• **Objective**
State how many lines of the listing below include the word "chart". Give only the number.

BEGIN

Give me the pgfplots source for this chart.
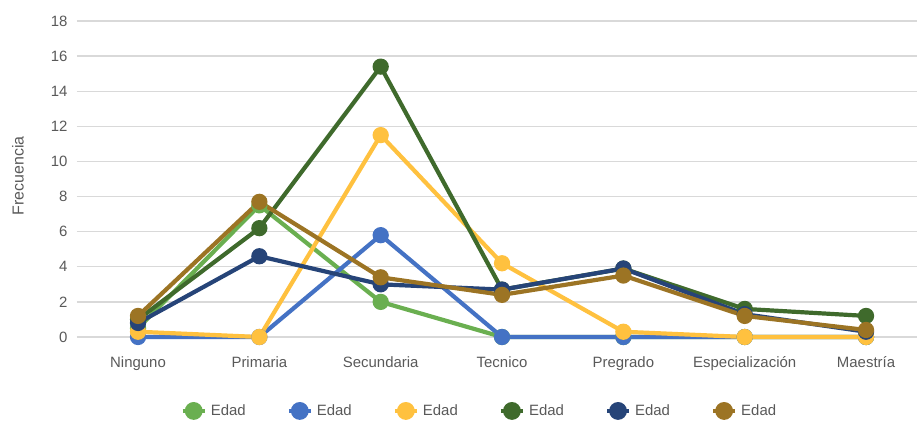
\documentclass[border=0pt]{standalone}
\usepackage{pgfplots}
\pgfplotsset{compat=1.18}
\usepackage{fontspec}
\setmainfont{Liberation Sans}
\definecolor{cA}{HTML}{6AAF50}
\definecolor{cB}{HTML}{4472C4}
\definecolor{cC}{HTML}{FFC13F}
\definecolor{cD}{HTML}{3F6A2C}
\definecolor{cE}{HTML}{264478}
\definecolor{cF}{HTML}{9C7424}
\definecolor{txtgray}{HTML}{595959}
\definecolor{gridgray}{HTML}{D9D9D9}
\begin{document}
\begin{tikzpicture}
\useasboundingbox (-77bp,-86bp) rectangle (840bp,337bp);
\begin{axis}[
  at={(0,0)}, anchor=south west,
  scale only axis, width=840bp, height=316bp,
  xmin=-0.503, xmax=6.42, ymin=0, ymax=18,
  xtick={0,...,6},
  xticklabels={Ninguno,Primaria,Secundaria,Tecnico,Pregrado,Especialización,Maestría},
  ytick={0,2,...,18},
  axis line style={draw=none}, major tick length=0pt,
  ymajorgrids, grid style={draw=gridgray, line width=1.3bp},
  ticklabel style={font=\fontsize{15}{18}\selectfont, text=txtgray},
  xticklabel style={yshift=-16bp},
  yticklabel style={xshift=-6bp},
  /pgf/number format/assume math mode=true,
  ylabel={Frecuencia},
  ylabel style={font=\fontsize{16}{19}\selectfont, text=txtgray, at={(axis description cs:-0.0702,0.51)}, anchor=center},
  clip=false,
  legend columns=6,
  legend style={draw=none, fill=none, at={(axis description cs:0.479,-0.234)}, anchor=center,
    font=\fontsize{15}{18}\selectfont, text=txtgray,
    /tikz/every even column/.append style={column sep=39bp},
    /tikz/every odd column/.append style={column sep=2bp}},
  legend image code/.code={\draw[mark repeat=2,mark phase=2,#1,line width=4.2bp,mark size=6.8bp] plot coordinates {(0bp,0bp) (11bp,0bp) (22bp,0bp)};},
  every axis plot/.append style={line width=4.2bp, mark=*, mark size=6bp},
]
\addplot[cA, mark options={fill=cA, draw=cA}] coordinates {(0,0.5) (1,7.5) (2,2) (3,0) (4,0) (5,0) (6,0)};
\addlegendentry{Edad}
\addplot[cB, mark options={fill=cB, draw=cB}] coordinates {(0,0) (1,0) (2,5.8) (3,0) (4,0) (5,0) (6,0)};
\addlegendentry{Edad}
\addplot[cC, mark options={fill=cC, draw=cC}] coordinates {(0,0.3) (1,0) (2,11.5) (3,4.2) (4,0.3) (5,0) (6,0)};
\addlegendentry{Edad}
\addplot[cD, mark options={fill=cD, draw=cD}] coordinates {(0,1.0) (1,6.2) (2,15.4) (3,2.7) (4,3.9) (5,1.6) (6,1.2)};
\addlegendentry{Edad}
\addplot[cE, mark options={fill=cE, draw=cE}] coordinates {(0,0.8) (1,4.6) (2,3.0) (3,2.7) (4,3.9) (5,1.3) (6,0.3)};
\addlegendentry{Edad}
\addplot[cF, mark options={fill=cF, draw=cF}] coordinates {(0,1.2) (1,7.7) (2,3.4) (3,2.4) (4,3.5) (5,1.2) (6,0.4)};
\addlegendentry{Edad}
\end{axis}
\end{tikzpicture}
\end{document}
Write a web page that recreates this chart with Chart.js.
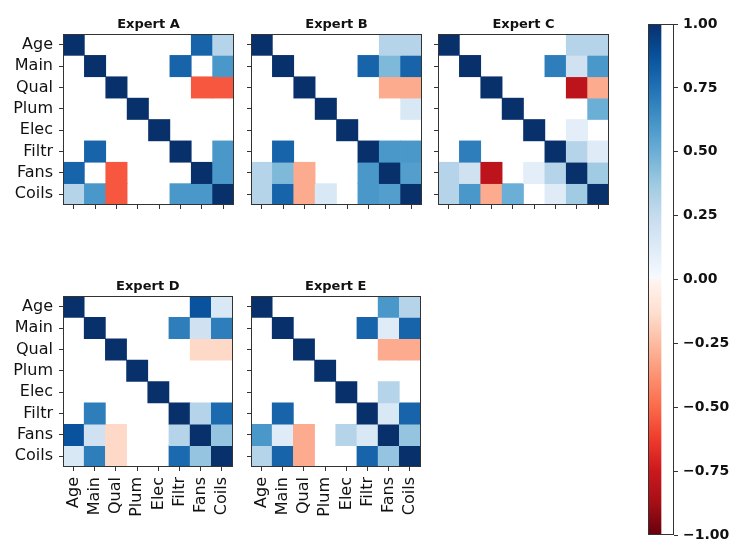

END

• **The response**
2